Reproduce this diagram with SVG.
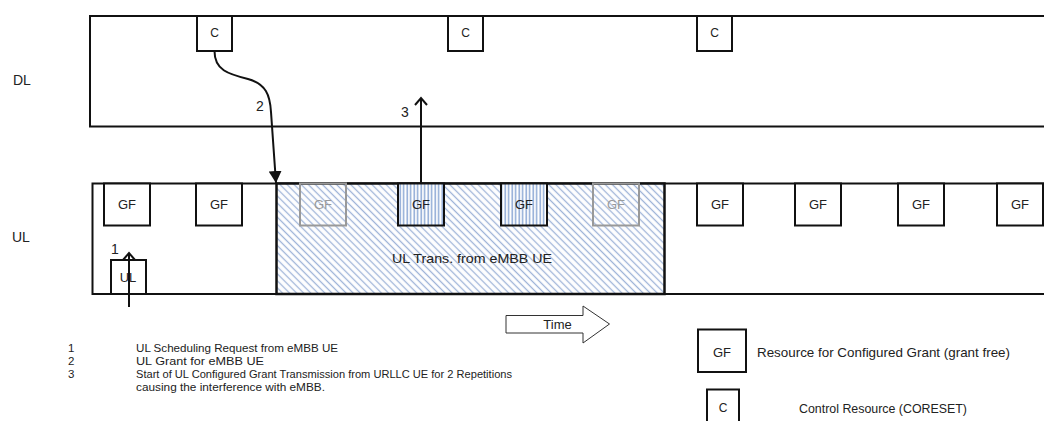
<svg xmlns="http://www.w3.org/2000/svg" width="1044" height="421" viewBox="0 0 1044 421">
<style>
text{font-family:"Liberation Sans",Arial,sans-serif;fill:#222}
.box{fill:#fff;stroke:#111;stroke-width:2}
.lane{fill:none;stroke:#111;stroke-width:2}
.gf{fill:#fff;stroke:#111;stroke-width:2}
.faded{fill:none;stroke:#999;stroke-width:2}
.lbl{font-size:13px;text-anchor:middle;dominant-baseline:central}
.side{font-size:14px;dominant-baseline:central}
.leg{font-size:11.5px;dominant-baseline:central}
.conn{fill:none;stroke:#111;stroke-width:2}
</style>
<defs>
<pattern id="diag" width="5" height="5" patternUnits="userSpaceOnUse" patternTransform="rotate(-45)">
<rect width="5" height="5" fill="#fff"/>
<line x1="2.5" y1="0" x2="2.5" y2="5" stroke="#9fb4d8" stroke-width="1.3"/>
</pattern>
<pattern id="vert" width="3.5" height="4" patternUnits="userSpaceOnUse">
<rect width="3.5" height="4" fill="#fff"/>
<line x1="1.2" y1="0" x2="1.2" y2="4" stroke="#85a3d2" stroke-width="1.4"/>
</pattern>
<marker id="tri" markerWidth="13" markerHeight="13" refX="12" refY="6.5" orient="auto" markerUnits="userSpaceOnUse">
<path d="M0,0 L12,6.5 L0,13 Z" fill="#111"/>
</marker>
<marker id="open" markerWidth="14" markerHeight="14" refX="12" refY="7" orient="auto" markerUnits="userSpaceOnUse">
<path d="M5,1 L12,7 L5,13" fill="none" stroke="#111" stroke-width="2"/>
</marker>
</defs>

<g id="labels">
<text class="side" x="13" y="80">DL</text>
<text class="side" x="12" y="237">UL</text>
</g>

<g id="dl-lane">
<rect class="lane" x="90" y="16" width="970" height="110.5"/>
</g>
<g id="ul-lane">
<rect class="lane" x="92.5" y="183.5" width="970" height="110.5"/>
</g>

<g id="dl-c1"><rect class="box" x="197" y="16" width="35" height="35"/><text class="lbl" x="214.5" y="33" style="font-size:12px">C</text></g>
<g id="dl-c2"><rect class="box" x="448" y="16" width="35" height="35"/><text class="lbl" x="465.5" y="33" style="font-size:12px">C</text></g>
<g id="dl-c3"><rect class="box" x="697" y="16" width="35" height="35"/><text class="lbl" x="714.5" y="33" style="font-size:12px">C</text></g>

<g id="ul-gf1"><rect class="gf" x="104" y="183.5" width="46" height="42"/><text class="lbl" x="127" y="204">GF</text></g>
<g id="ul-gf2"><rect class="gf" x="196" y="183.5" width="46" height="42"/><text class="lbl" x="219" y="204">GF</text></g>

<g id="embb-trans">
<rect x="276.5" y="183.5" width="388" height="110.5" fill="url(#diag)" stroke="#111" stroke-width="2.5"/>
<text class="lbl" x="472" y="258" textLength="160" lengthAdjust="spacingAndGlyphs">UL Trans. from eMBB UE</text>
</g>
<g id="ul-gf3"><rect class="faded" x="300" y="183.5" width="46" height="42"/><text class="lbl" x="323" y="204" style="fill:#9a9a9a">GF</text></g>
<g id="ul-gf4"><rect x="398" y="183.5" width="46" height="42" fill="url(#vert)" stroke="#111" stroke-width="2"/><text class="lbl" x="421" y="204">GF</text></g>
<g id="ul-gf5"><rect x="501" y="183.5" width="46" height="42" fill="url(#vert)" stroke="#111" stroke-width="2"/><text class="lbl" x="524" y="204">GF</text></g>
<g id="ul-gf6"><rect class="faded" x="593" y="183.5" width="46" height="42"/><text class="lbl" x="616" y="204" style="fill:#9a9a9a">GF</text></g>
<g id="ul-gf7"><rect class="gf" x="697" y="183.5" width="46" height="42"/><text class="lbl" x="720" y="204">GF</text></g>
<g id="ul-gf8"><rect class="gf" x="795" y="183.5" width="46" height="42"/><text class="lbl" x="818" y="204">GF</text></g>
<g id="ul-gf9"><rect class="gf" x="898" y="183.5" width="46" height="42"/><text class="lbl" x="921" y="204">GF</text></g>
<g id="ul-gf10"><rect class="gf" x="997" y="183.5" width="46" height="42"/><text class="lbl" x="1020" y="204">GF</text></g>

<g id="ul-sr"><rect class="box" x="111" y="260" width="35" height="34"/><text class="lbl" x="128" y="277">UL</text></g>

<g id="connectors">
<path class="conn" d="M214.5,51 C214.5,70 228,74 248,79 C266,84 270,95 271,112 L276,183" marker-end="url(#tri)"/>
<text class="lbl" x="260" y="106" style="font-size:14px">2</text>
<path class="conn" d="M421,183 L421,98" marker-end="url(#open)"/>
<text class="lbl" x="405" y="112" style="font-size:14px">3</text>
<path class="conn" d="M129,307 L129,253" marker-end="url(#open)"/>
<text class="lbl" x="115" y="249" style="font-size:14px">1</text>
</g>

<g id="time-arrow">
<path d="M506,315.5 L583,315.5 L583,306 L609.5,324 L583,343 L583,333 L506,333 Z" fill="#fff" stroke="#333" stroke-width="1"/>
<text class="lbl" x="557.5" y="324" style="font-size:13px">Time</text>
</g>

<g id="footnotes">
<text class="leg" x="68" y="348">1</text>
<text class="leg" x="136" y="348" textLength="202" lengthAdjust="spacingAndGlyphs">UL Scheduling Request from eMBB UE</text>
<text class="leg" x="68" y="361">2</text>
<text class="leg" x="136" y="361" textLength="128" lengthAdjust="spacingAndGlyphs">UL Grant for eMBB UE</text>
<text class="leg" x="68" y="374">3</text>
<text class="leg" x="136" y="374" textLength="376" lengthAdjust="spacingAndGlyphs">Start of UL Configured Grant Transmission from URLLC UE for 2 Repetitions</text>
<text class="leg" x="136" y="387" textLength="189" lengthAdjust="spacingAndGlyphs">causing the interference with eMBB.</text>
</g>

<g id="legend-gf">
<rect class="gf" x="698" y="329.5" width="48" height="42.5"/>
<text class="lbl" x="722" y="352">GF</text>
<text class="leg" x="757" y="352" style="font-size:13px" textLength="253" lengthAdjust="spacingAndGlyphs">Resource for Configured Grant (grant free)</text>
</g>
<g id="legend-c">
<rect class="gf" x="707" y="389.5" width="32" height="40"/>
<text class="lbl" x="723" y="408" style="font-size:12px">C</text>
<text class="leg" x="799" y="408" style="font-size:13px" textLength="168" lengthAdjust="spacingAndGlyphs">Control Resource (CORESET)</text>
</g>
</svg>
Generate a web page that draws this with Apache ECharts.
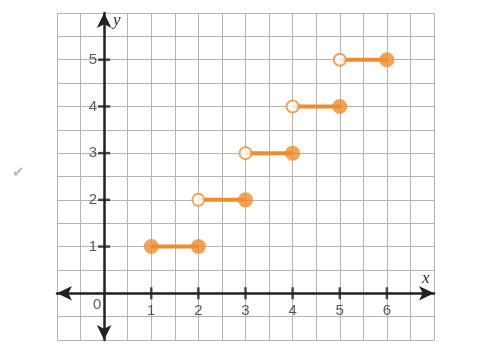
<!DOCTYPE html>
<html><head><meta charset="utf-8">
<script src="https://cdn.jsdelivr.net/npm/echarts@6/dist/echarts.min.js"></script>
<style>html,body{margin:0;padding:0;background:#fff}#c{width:480px;height:350px}</style>
</head><body><div id="c"></div>
<script>
const segStart = [1, 2, 3, 4, 5];
const segEnd = [2, 3, 4, 5, 6];
const segY = [1, 2, 3, 4, 5];
const startClosed = [true, false, false, false, false];
const endClosed = [true, true, true, true, true];
const xTicks = [1, 2, 3, 4, 5, 6];
const yTicks = [1, 2, 3, 4, 5];

const ORANGE = '#F08C2A';
const FONT = 'Liberation Sans, Arial, sans-serif';
const chart = echarts.init(document.getElementById('c'));
const series = [];
segStart.forEach((s, i) => {
  series.push({type: 'line', data: [[s, segY[i]], [segEnd[i], segY[i]]], showSymbol: false,
    lineStyle: {color: ORANGE, width: 4}, z: 3, silent: true});
});
const closed = [], open = [];
segStart.forEach((s, i) => {
  (startClosed[i] ? closed : open).push([s, segY[i]]);
  (endClosed[i] ? closed : open).push([segEnd[i], segY[i]]);
});
series.push({type: 'scatter', data: xTicks.map(v => [v, 0]), symbol: 'rect', symbolSize: [2.5, 12],
  itemStyle: {color: '#222'}, z: 2, silent: true,
  label: {show: true, position: 'bottom', distance: 4, fontSize: 15, color: '#333', fontFamily: FONT,
    formatter: p => String(p.value[0])}});
series.push({type: 'scatter', data: yTicks.map(v => [0, v]), symbol: 'rect', symbolSize: [12, 2.5],
  itemStyle: {color: '#222'}, z: 2, silent: true,
  label: {show: true, position: 'left', distance: 1, fontSize: 15, color: '#333', fontFamily: FONT,
    formatter: p => String(p.value[1])}});
series.push({type: 'scatter', data: [[0, 0]], symbol: 'circle', symbolSize: 2, z: 1, silent: true,
  itemStyle: {color: 'rgba(0,0,0,0)'},
  label: {show: true, position: 'inside', offset: [-7, 12], fontSize: 15, color: '#333', fontFamily: FONT,
    formatter: '0'}});
series.push({type: 'scatter', data: closed, symbol: 'circle', symbolSize: 15,
  itemStyle: {color: ORANGE}, z: 5, silent: true});
series.push({type: 'scatter', data: open, symbol: 'circle', symbolSize: 12,
  itemStyle: {color: '#fff', borderColor: ORANGE, borderWidth: 2}, z: 5, silent: true});

const axisCommon = {
  type: 'value', interval: 1,
  splitLine: {show: true, lineStyle: {color: '#b4b4b4', width: 1}},
  minorSplitLine: {show: true, lineStyle: {color: '#b4b4b4', width: 1}},
  axisTick: {show: false},
  axisLabel: {show: false},
  axisLine: {onZero: true, symbol: ['arrow', 'arrow'], symbolSize: [11, 15], lineStyle: {color: '#222', width: 2.5}}
};
chart.setOption({
  animation: false,
  grid: {left: 57, top: 13, right: 46, bottom: 10, containLabel: false, outerBoundsMode: 'none'},
  xAxis: Object.assign({}, axisCommon, {min: -1, max: 7, minorTick: {show: false, splitNumber: 2}}),
  yAxis: Object.assign({}, axisCommon, {min: -1, max: 6, minorTick: {show: false, splitNumber: 2}}),
  graphic: [
    {type: 'text', left: 113, top: 12, style: {text: 'y', font: 'italic 17px "Liberation Serif", serif', fill: '#333'}},
    {type: 'text', left: 422, top: 270, style: {text: 'x', font: 'italic 17px "Liberation Serif", serif', fill: '#333'}},
    {type: 'text', left: 12, top: 166, style: {text: '✔', font: '15px "DejaVu Sans"', fill: '#bdbdbd'}}
  ],
  series: series
});
</script></body></html>
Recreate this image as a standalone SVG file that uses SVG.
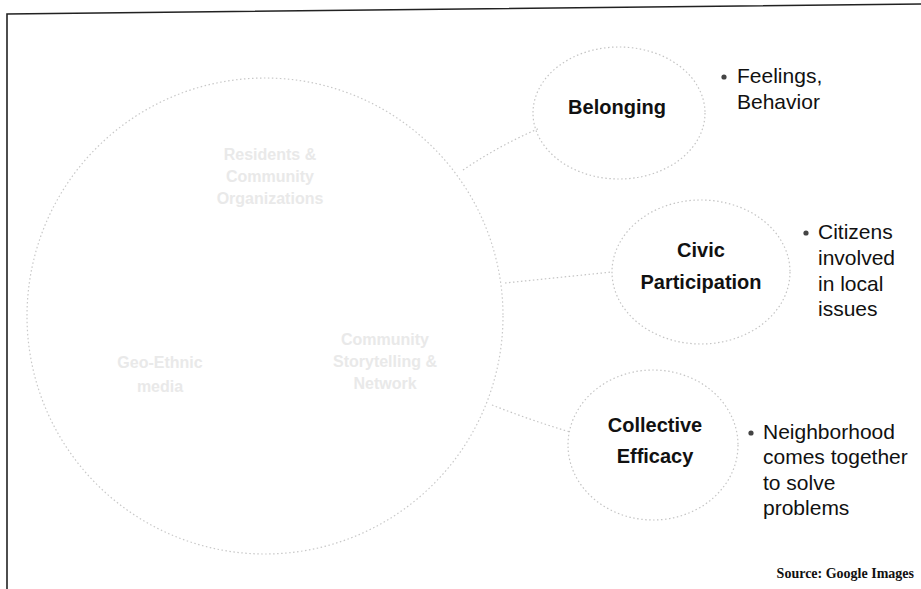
<svg xmlns="http://www.w3.org/2000/svg" width="921" height="589" viewBox="0 0 921 589">
<style>
.frame{fill:none;stroke:#222;stroke-width:1.6}
.big{fill:none;stroke:#c8c8c8;stroke-width:1.2;stroke-dasharray:1.5 2.5}
.node{fill:none;stroke:#c4c4c4;stroke-width:1.2;stroke-dasharray:1.5 2.5}
.conn{fill:none;stroke:#c4c4c4;stroke-width:1.2;stroke-dasharray:1.5 2.5}
.faint{font-family:"Liberation Sans",Arial,sans-serif;font-size:16px;font-weight:bold;fill:#e9e9e9;text-anchor:middle}
.lbl{font-family:"Liberation Sans",Arial,sans-serif;font-size:20px;font-weight:bold;fill:#111;text-anchor:middle}
.desc{font-family:"Liberation Sans",Arial,sans-serif;font-size:21px;fill:#111}
.bul{fill:#444}
.src{font-family:"Liberation Serif","Times New Roman",serif;font-size:14px;font-weight:bold;fill:#111;text-anchor:end}
</style>
<rect x="0" y="0" width="921" height="589" fill="#fff"/>
<path class="frame" d="M7,589 L7,14 L921,4"/>
<g id="storytelling-network">
<circle class="big" cx="265" cy="316" r="238"/>
<text class="faint"><tspan x="270" y="160">Residents &amp;</tspan><tspan x="270" y="182">Community</tspan><tspan x="270" y="204">Organizations</tspan></text>
<text class="faint"><tspan x="385" y="345">Community</tspan><tspan x="385" y="367">Storytelling &amp;</tspan><tspan x="385" y="389">Network</tspan></text>
<text class="faint"><tspan x="160" y="368">Geo-Ethnic</tspan><tspan x="160" y="392">media</tspan></text>
</g>
<g id="connectors">
<path class="conn" d="M463,170 Q500,145 540,128"/>
<path class="conn" d="M505,283 L612,272"/>
<path class="conn" d="M492,405 Q530,420 570,432"/>
</g>
<g id="belonging">
<ellipse class="node" cx="619" cy="113" rx="86" ry="66"/>
<text class="lbl" x="617" y="114">Belonging</text>
<circle class="bul" cx="724" cy="77" r="2.6"/>
<text class="desc"><tspan x="737" y="83">Feelings,</tspan><tspan x="737" y="109">Behavior</tspan></text>
</g>
<g id="civic-participation">
<ellipse class="node" cx="701" cy="272" rx="89" ry="72"/>
<text class="lbl"><tspan x="701" y="257">Civic</tspan><tspan x="701" y="289">Participation</tspan></text>
<circle class="bul" cx="806" cy="233" r="2.6"/>
<text class="desc"><tspan x="818" y="239">Citizens</tspan><tspan x="818" y="265">involved</tspan><tspan x="818" y="291">in local</tspan><tspan x="818" y="316">issues</tspan></text>
</g>
<g id="collective-efficacy">
<ellipse class="node" cx="653" cy="445" rx="85" ry="75"/>
<text class="lbl"><tspan x="655" y="432">Collective</tspan><tspan x="655" y="463">Efficacy</tspan></text>
<circle class="bul" cx="751" cy="433" r="2.6"/>
<text class="desc"><tspan x="763" y="439">Neighborhood</tspan><tspan x="763" y="464">comes together</tspan><tspan x="763" y="490">to solve</tspan><tspan x="763" y="515">problems</tspan></text>
</g>
<text class="src" x="914" y="578">Source: Google Images</text>
</svg>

> [GIVEN PROBLEM] Write out the lines beginning with the one that contains "Generate a web" and ending with the one that contains "const yTicks = [1, 2, 3, 4, 5];", exactly as given. Leave pictures out.

> [CORRECT ANSWER]
Generate a web page that draws this with Apache ECharts.
<!DOCTYPE html>
<html><head><meta charset="utf-8">
<script src="https://cdn.jsdelivr.net/npm/echarts@6/dist/echarts.min.js"></script>
<style>html,body{margin:0;padding:0;background:#fff}#c{width:480px;height:350px}</style>
</head><body><div id="c"></div>
<script>
const segStart = [1, 2, 3, 4, 5];
const segEnd = [2, 3, 4, 5, 6];
const segY = [1, 2, 3, 4, 5];
const startClosed = [true, false, false, false, false];
const endClosed = [true, true, true, true, true];
const xTicks = [1, 2, 3, 4, 5, 6];
const yTicks = [1, 2, 3, 4, 5];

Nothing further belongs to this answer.